-- Start SOURCE EXCERPT --

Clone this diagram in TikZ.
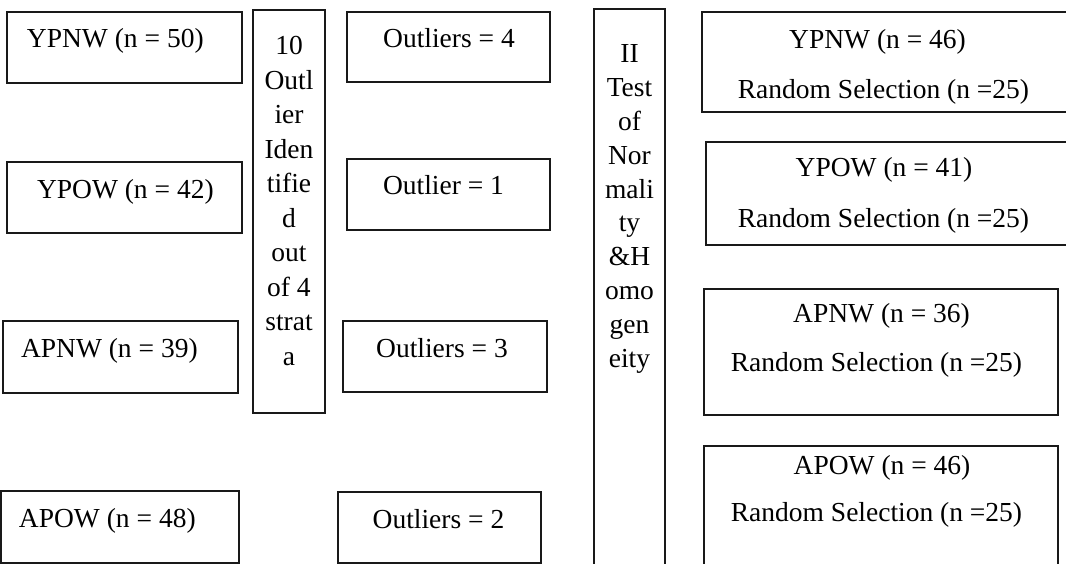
\documentclass[tikz,border=0pt]{standalone}
\usepackage{fontspec}
\setmainfont{Liberation Serif}
\tikzset{
  box/.style={draw=black!90, line width=1.3pt, rectangle, inner sep=0pt, outer sep=0pt, anchor=north west},
  txt/.style={inner sep=0pt, outer sep=0pt, font=\fontsize{27.5}{34.5}\selectfont},
}
\newcommand{\stack}[1]{\begin{tabular}[t]{@{}c@{}}#1\end{tabular}}
\begin{document}
\begin{tikzpicture}[x=1pt,y=-1pt]
\useasboundingbox (0,0) rectangle (1066,564);
\begin{scope}
\clip (0,0) rectangle (1066,564);

% column 1: strata
\node[box, minimum width=235pt, minimum height=71pt] (s1) at (7,12) {};
\node[box, minimum width=235pt, minimum height=71pt] (s2) at (7,162) {};
\node[box, minimum width=235pt, minimum height=72pt] (s3) at (3,321) {};
\node[box, minimum width=238pt, minimum height=72pt] (s4) at (1,491) {};
\node[txt, anchor=base west] (s1t) at (27,48) {YPNW (n = 50)};
\node[txt, anchor=base west] (s2t) at (37,199) {YPOW (n = 42)};
\node[txt, anchor=base west] (s3t) at (21,357) {APNW (n = 39)};
\node[txt, anchor=base west] (s4t) at (19,527) {APOW (n = 48)};

% column 2: outlier step
\node[box, minimum width=72pt, minimum height=403pt] (ol) at (253,10) {};
\node[txt, anchor=base] (olt) at (289,55)
  {\stack{10\\Outl\\ier\\Iden\\tifie\\d\\out\\of 4\\strat\\a}};

% column 3: outliers per stratum
\node[box, minimum width=203pt, minimum height=70pt] (o1) at (347,12) {};
\node[box, minimum width=203pt, minimum height=71pt] (o2) at (347,159) {};
\node[box, minimum width=204pt, minimum height=71pt] (o3) at (343,321) {};
\node[box, minimum width=203pt, minimum height=71pt] (o4) at (338,492) {};
\node[txt, anchor=base] (o1t) at (449,48) {Outliers = 4};
\node[txt, anchor=base] (o2t) at (443.5,195) {Outlier = 1};
\node[txt, anchor=base] (o3t) at (442,357) {Outliers = 3};
\node[txt, anchor=base] (o4t) at (438.5,528) {Outliers = 2};

% column 4: normality and homogeneity step
\node[box, minimum width=71pt, minimum height=620pt] (nh) at (594,9) {};
\node[txt, anchor=base, font=\fontsize{27.5}{33.8}\selectfont] (nht) at (629.5,63)
  {\stack{II\\Test\\of\\Nor\\mali\\ty\\\&H\\omo\\gen\\eity}};

% column 5: random selection per stratum
\node[box, minimum width=420pt, minimum height=100pt] (r1) at (702,12) {};
\node[box, minimum width=420pt, minimum height=103pt] (r2) at (706,142) {};
\node[box, minimum width=354pt, minimum height=126pt] (r3) at (704,289) {};
\node[box, minimum width=354pt, minimum height=200pt] (r4) at (704,446) {};
\node[txt, anchor=base] (r1a) at (877.5,49) {YPNW (n = 46)};
\node[txt, anchor=base] (r1b) at (883.5,99) {Random Selection (n =25)};
\node[txt, anchor=base] (r2a) at (884,177) {YPOW (n = 41)};
\node[txt, anchor=base] (r2b) at (883.5,228) {Random Selection (n =25)};
\node[txt, anchor=base] (r3a) at (881.5,322) {APNW (n = 36)};
\node[txt, anchor=base] (r3b) at (876.5,371) {Random Selection (n =25)};
\node[txt, anchor=base] (r4a) at (882,474) {APOW (n = 46)};
\node[txt, anchor=base] (r4b) at (876.5,521) {Random Selection (n =25)};
\end{scope}
\end{tikzpicture}
\end{document}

-- End SOURCE EXCERPT --

WHAT IS NEEDED:
Take the data above and repeat it exactly, leaving each picture out.

EXERCISE RESPONSE:
Clone this diagram in TikZ.
\documentclass[tikz,border=0pt]{standalone}
\usepackage{fontspec}
\setmainfont{Liberation Serif}
\tikzset{
  box/.style={draw=black!90, line width=1.3pt, rectangle, inner sep=0pt, outer sep=0pt, anchor=north west},
  txt/.style={inner sep=0pt, outer sep=0pt, font=\fontsize{27.5}{34.5}\selectfont},
}
\newcommand{\stack}[1]{\begin{tabular}[t]{@{}c@{}}#1\end{tabular}}
\begin{document}
\begin{tikzpicture}[x=1pt,y=-1pt]
\useasboundingbox (0,0) rectangle (1066,564);
\begin{scope}
\clip (0,0) rectangle (1066,564);

% column 1: strata
\node[box, minimum width=235pt, minimum height=71pt] (s1) at (7,12) {};
\node[box, minimum width=235pt, minimum height=71pt] (s2) at (7,162) {};
\node[box, minimum width=235pt, minimum height=72pt] (s3) at (3,321) {};
\node[box, minimum width=238pt, minimum height=72pt] (s4) at (1,491) {};
\node[txt, anchor=base west] (s1t) at (27,48) {YPNW (n = 50)};
\node[txt, anchor=base west] (s2t) at (37,199) {YPOW (n = 42)};
\node[txt, anchor=base west] (s3t) at (21,357) {APNW (n = 39)};
\node[txt, anchor=base west] (s4t) at (19,527) {APOW (n = 48)};

% column 2: outlier step
\node[box, minimum width=72pt, minimum height=403pt] (ol) at (253,10) {};
\node[txt, anchor=base] (olt) at (289,55)
  {\stack{10\\Outl\\ier\\Iden\\tifie\\d\\out\\of 4\\strat\\a}};

% column 3: outliers per stratum
\node[box, minimum width=203pt, minimum height=70pt] (o1) at (347,12) {};
\node[box, minimum width=203pt, minimum height=71pt] (o2) at (347,159) {};
\node[box, minimum width=204pt, minimum height=71pt] (o3) at (343,321) {};
\node[box, minimum width=203pt, minimum height=71pt] (o4) at (338,492) {};
\node[txt, anchor=base] (o1t) at (449,48) {Outliers = 4};
\node[txt, anchor=base] (o2t) at (443.5,195) {Outlier = 1};
\node[txt, anchor=base] (o3t) at (442,357) {Outliers = 3};
\node[txt, anchor=base] (o4t) at (438.5,528) {Outliers = 2};

% column 4: normality and homogeneity step
\node[box, minimum width=71pt, minimum height=620pt] (nh) at (594,9) {};
\node[txt, anchor=base, font=\fontsize{27.5}{33.8}\selectfont] (nht) at (629.5,63)
  {\stack{II\\Test\\of\\Nor\\mali\\ty\\\&H\\omo\\gen\\eity}};

% column 5: random selection per stratum
\node[box, minimum width=420pt, minimum height=100pt] (r1) at (702,12) {};
\node[box, minimum width=420pt, minimum height=103pt] (r2) at (706,142) {};
\node[box, minimum width=354pt, minimum height=126pt] (r3) at (704,289) {};
\node[box, minimum width=354pt, minimum height=200pt] (r4) at (704,446) {};
\node[txt, anchor=base] (r1a) at (877.5,49) {YPNW (n = 46)};
\node[txt, anchor=base] (r1b) at (883.5,99) {Random Selection (n =25)};
\node[txt, anchor=base] (r2a) at (884,177) {YPOW (n = 41)};
\node[txt, anchor=base] (r2b) at (883.5,228) {Random Selection (n =25)};
\node[txt, anchor=base] (r3a) at (881.5,322) {APNW (n = 36)};
\node[txt, anchor=base] (r3b) at (876.5,371) {Random Selection (n =25)};
\node[txt, anchor=base] (r4a) at (882,474) {APOW (n = 46)};
\node[txt, anchor=base] (r4b) at (876.5,521) {Random Selection (n =25)};
\end{scope}
\end{tikzpicture}
\end{document}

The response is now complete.